* **Stated exercise**: All lines in the records below from the line with "Emit a component" through the line with "import * as" are to be given again exactly, both ends included; the pictures are to be left out.

BEGIN Material for this exercise

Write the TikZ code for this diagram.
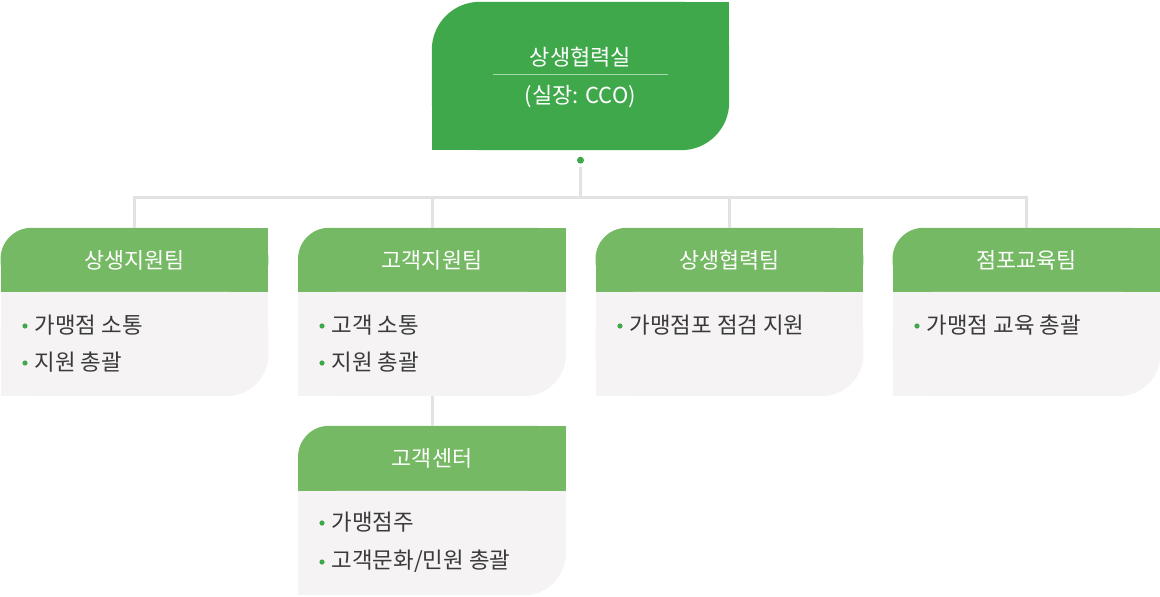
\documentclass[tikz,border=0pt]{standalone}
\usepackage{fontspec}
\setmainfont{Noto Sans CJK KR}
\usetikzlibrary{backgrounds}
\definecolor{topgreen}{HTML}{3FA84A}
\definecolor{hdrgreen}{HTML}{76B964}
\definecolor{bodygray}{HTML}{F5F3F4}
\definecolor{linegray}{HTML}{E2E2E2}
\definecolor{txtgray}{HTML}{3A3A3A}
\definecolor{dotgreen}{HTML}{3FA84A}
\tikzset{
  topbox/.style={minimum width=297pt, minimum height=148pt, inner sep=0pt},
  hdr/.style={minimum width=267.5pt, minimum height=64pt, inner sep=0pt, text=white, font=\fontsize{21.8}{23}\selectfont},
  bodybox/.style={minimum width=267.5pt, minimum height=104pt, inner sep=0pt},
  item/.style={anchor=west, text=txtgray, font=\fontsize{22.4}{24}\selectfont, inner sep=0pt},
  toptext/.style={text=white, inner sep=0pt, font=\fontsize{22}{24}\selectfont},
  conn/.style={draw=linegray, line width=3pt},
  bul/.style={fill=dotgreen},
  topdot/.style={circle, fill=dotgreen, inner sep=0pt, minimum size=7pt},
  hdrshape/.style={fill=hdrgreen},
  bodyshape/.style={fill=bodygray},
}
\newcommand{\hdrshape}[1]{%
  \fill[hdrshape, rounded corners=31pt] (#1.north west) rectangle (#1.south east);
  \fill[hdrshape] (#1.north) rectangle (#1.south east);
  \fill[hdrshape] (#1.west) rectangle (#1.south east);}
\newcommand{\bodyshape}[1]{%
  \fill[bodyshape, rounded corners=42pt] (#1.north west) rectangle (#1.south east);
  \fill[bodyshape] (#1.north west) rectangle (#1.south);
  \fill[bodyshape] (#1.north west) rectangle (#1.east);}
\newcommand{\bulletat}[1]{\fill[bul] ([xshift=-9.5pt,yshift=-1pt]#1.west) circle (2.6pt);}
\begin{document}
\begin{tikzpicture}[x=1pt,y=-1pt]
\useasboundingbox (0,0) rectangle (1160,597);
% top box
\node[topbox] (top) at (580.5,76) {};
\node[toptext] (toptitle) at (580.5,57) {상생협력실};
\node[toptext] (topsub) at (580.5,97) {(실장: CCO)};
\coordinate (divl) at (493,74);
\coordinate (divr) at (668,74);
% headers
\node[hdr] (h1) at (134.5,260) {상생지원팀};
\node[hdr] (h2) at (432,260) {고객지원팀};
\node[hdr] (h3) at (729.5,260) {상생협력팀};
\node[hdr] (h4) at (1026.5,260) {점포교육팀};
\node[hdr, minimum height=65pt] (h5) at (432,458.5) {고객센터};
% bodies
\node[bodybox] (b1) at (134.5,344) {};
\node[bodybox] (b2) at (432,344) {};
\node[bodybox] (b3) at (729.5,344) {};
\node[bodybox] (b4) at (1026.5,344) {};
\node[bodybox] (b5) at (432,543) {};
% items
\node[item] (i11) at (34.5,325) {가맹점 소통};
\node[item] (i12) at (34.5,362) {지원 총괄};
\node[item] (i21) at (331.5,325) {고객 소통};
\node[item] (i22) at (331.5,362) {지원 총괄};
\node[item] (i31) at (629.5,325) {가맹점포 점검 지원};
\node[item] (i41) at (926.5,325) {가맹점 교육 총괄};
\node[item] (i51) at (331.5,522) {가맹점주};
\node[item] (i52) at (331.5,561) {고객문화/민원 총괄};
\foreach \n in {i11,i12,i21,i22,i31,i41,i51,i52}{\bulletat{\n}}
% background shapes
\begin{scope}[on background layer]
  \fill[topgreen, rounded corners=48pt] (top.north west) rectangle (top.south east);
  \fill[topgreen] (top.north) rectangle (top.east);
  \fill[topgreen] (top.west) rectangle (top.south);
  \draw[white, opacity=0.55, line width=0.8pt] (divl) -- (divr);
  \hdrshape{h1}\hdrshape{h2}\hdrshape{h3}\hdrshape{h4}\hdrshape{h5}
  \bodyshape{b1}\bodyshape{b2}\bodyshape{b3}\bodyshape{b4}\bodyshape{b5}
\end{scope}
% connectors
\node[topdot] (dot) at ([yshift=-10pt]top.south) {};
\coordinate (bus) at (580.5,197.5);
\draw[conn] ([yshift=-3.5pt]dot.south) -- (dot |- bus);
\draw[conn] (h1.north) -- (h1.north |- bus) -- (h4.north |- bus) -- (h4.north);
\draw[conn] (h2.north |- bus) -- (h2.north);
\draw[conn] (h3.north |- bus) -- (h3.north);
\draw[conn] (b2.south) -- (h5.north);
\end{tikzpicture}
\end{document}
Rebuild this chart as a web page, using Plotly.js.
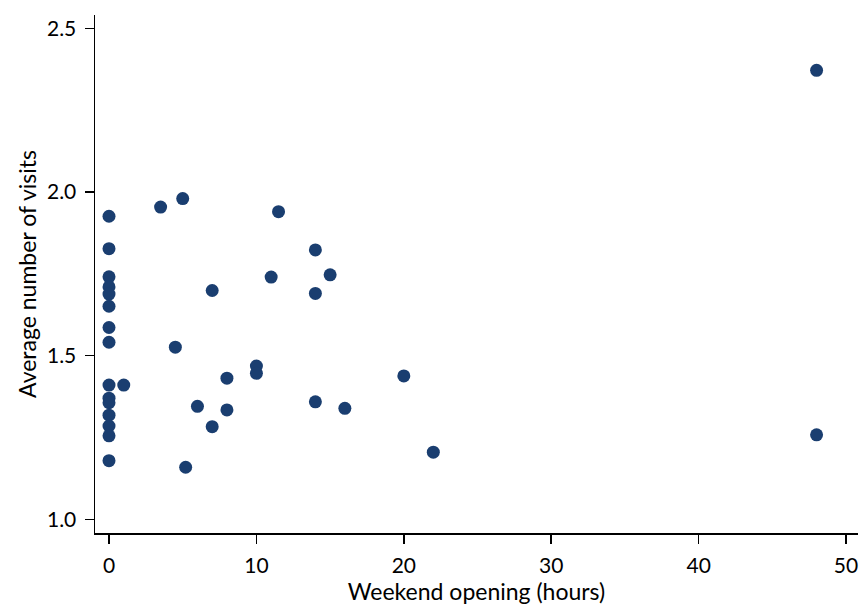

END Material for this exercise
BEGIN Material for this exercise

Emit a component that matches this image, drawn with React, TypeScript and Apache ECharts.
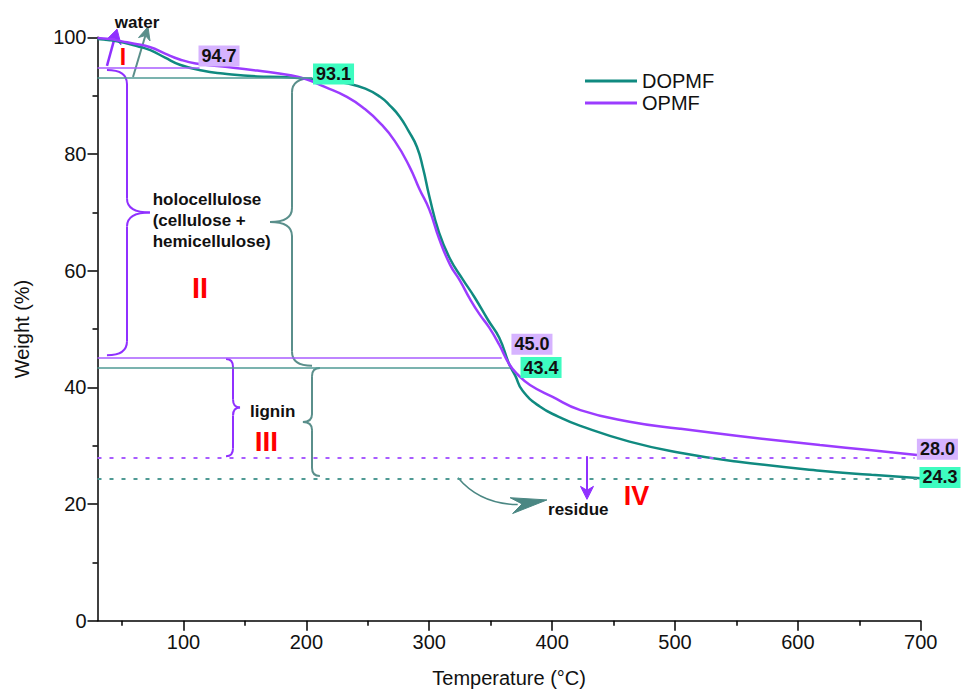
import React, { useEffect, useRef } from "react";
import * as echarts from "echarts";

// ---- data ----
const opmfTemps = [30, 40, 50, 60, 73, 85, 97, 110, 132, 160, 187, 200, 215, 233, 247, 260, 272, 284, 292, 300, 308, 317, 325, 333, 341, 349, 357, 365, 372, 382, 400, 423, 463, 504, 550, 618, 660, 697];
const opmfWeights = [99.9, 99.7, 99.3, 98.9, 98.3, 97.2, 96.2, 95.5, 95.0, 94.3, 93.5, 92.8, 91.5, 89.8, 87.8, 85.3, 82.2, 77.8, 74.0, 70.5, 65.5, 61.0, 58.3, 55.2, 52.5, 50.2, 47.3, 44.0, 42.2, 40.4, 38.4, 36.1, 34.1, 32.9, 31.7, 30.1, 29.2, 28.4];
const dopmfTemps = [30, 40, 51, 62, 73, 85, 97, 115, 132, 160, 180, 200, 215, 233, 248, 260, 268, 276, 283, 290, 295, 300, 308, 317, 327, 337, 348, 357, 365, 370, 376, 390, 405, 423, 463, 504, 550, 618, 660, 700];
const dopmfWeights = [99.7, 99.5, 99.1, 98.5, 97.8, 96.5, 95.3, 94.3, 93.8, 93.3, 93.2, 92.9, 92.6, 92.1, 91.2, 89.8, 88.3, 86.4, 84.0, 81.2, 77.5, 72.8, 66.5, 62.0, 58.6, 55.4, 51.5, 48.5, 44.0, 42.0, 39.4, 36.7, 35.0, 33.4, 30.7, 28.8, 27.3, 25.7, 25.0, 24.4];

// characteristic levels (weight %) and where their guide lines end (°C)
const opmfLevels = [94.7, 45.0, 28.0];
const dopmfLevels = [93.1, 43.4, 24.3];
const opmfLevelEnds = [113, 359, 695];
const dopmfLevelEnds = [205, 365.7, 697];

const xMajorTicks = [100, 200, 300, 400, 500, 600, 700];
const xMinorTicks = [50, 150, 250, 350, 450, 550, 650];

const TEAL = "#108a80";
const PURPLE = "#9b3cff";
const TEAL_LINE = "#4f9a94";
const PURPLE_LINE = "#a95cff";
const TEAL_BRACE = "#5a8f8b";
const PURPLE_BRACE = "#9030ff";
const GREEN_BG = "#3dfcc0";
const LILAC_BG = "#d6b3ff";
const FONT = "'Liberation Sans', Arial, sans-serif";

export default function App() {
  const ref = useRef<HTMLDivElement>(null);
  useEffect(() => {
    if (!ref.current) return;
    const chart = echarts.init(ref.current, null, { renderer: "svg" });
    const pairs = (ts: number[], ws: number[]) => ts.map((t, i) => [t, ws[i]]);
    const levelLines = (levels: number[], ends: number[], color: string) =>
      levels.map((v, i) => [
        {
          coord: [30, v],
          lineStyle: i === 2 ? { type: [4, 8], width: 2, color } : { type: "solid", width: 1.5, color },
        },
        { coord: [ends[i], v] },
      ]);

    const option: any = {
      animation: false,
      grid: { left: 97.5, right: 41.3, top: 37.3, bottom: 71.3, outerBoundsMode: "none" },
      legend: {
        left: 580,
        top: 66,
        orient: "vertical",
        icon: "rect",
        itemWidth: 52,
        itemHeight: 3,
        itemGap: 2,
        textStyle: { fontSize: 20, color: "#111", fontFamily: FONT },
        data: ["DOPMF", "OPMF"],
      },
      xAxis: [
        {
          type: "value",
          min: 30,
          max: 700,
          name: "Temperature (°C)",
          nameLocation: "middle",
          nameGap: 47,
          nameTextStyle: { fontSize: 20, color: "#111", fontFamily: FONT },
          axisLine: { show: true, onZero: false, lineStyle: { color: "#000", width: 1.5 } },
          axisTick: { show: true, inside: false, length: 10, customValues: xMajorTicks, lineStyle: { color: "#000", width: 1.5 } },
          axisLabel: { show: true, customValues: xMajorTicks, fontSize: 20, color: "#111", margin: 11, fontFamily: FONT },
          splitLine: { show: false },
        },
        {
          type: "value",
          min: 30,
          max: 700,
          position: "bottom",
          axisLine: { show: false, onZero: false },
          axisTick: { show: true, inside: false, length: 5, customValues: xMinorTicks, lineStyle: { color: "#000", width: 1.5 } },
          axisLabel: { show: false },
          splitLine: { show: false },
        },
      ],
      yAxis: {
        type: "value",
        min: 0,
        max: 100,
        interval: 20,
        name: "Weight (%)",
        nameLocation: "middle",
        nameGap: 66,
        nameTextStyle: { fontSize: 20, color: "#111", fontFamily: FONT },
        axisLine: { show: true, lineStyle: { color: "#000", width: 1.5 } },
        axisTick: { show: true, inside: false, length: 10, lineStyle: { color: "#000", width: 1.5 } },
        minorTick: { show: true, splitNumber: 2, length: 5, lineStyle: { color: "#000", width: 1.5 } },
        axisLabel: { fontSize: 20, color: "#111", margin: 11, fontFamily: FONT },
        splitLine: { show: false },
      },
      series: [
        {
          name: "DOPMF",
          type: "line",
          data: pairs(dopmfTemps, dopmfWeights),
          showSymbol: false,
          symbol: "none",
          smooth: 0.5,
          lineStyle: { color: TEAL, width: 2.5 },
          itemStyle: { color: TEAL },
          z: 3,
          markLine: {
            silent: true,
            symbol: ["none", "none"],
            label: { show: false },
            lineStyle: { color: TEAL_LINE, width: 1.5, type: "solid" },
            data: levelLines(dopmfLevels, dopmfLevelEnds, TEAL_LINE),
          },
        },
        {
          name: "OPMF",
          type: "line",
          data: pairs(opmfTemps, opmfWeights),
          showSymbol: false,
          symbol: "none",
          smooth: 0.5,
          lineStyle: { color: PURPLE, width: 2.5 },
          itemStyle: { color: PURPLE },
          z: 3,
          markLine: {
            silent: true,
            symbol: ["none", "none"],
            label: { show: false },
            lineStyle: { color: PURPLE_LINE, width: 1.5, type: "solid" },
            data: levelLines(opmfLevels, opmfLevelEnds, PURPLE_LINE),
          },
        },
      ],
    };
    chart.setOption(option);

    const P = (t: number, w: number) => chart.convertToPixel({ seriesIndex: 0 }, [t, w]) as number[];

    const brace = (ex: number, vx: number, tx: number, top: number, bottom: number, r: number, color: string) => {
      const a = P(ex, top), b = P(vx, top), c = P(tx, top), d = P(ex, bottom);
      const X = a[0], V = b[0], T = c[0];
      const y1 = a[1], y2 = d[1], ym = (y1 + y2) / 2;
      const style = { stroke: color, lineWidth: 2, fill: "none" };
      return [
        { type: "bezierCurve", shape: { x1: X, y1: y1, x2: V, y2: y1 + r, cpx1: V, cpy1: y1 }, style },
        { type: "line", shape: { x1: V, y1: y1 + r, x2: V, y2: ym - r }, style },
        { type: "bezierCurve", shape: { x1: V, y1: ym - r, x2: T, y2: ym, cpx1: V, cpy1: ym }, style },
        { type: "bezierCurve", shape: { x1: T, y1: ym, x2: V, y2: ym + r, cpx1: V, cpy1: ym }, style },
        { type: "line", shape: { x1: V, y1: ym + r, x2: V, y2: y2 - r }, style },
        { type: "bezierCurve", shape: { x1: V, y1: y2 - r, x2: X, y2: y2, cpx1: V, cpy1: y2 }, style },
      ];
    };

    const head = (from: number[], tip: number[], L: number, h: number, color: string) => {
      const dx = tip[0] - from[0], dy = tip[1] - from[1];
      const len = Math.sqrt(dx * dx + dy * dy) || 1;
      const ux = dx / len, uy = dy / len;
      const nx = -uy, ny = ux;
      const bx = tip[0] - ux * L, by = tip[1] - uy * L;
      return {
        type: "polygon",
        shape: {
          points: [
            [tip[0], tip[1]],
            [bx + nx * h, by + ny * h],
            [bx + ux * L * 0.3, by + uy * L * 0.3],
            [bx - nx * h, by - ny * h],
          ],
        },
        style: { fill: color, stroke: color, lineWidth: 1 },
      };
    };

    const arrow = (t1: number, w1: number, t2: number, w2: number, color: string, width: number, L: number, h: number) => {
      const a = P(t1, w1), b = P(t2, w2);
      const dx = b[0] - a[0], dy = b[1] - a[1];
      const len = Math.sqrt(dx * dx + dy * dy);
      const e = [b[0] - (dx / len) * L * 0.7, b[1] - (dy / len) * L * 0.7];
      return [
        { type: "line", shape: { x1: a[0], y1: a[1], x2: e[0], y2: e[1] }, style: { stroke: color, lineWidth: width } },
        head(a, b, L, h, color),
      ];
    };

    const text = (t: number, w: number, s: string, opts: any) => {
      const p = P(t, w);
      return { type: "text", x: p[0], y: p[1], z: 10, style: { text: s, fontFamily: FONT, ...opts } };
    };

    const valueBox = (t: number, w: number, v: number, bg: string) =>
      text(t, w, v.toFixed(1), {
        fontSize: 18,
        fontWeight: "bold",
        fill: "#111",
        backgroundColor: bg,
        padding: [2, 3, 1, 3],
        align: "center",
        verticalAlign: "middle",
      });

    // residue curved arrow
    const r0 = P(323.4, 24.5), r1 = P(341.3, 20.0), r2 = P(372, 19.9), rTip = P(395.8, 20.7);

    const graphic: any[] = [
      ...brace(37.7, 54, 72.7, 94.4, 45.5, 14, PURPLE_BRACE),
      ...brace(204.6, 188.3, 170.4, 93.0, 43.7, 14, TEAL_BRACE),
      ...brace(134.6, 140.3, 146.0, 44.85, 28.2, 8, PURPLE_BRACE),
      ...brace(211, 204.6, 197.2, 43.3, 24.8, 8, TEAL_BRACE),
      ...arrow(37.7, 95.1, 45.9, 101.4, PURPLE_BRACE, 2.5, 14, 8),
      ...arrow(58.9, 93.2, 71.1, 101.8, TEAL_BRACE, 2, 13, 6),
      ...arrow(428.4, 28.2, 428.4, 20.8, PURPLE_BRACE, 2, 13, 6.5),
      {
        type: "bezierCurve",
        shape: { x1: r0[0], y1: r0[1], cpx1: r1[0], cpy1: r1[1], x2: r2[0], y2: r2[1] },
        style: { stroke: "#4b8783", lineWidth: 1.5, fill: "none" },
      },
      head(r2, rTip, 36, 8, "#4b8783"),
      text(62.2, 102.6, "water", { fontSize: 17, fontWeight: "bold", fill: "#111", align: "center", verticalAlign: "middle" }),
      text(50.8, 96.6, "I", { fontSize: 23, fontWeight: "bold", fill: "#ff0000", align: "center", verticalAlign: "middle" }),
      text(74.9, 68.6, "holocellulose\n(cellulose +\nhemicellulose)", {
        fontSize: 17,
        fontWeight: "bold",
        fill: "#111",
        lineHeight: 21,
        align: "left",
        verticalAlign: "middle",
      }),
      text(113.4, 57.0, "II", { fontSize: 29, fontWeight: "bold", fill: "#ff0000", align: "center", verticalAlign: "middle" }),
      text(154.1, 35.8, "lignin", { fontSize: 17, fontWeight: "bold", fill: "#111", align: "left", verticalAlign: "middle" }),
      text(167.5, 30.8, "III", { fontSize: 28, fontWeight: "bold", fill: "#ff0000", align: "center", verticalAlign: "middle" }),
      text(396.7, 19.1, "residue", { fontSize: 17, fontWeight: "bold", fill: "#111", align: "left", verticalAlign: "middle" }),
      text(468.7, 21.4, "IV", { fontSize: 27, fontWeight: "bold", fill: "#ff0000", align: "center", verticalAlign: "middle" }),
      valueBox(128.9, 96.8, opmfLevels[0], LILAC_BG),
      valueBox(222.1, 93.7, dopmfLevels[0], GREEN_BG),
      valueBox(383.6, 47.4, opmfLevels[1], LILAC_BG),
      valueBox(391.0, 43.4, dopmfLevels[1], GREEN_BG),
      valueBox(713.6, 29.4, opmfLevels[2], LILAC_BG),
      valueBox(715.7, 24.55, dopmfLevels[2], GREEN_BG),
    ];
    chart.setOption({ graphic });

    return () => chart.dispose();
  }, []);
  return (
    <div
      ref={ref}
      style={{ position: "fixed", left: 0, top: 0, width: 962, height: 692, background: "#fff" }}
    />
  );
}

END Material for this exercise
BEGIN Material for this exercise

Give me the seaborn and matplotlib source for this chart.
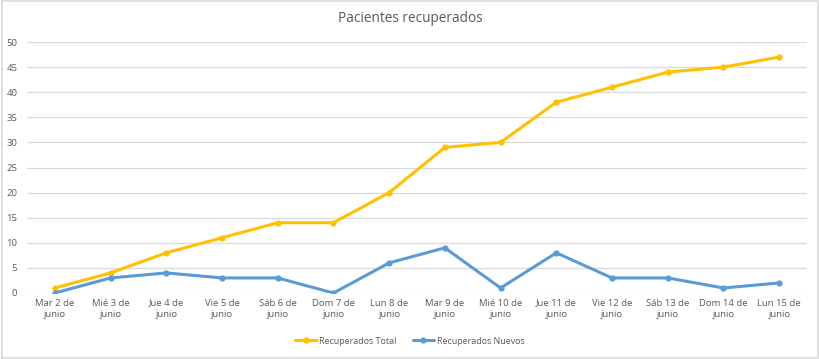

END Material for this exercise

* **Exercise response**:
Emit a component that matches this image, drawn with React, TypeScript and Apache ECharts.
import React, { useEffect, useRef } from "react";
import * as echarts from "echarts";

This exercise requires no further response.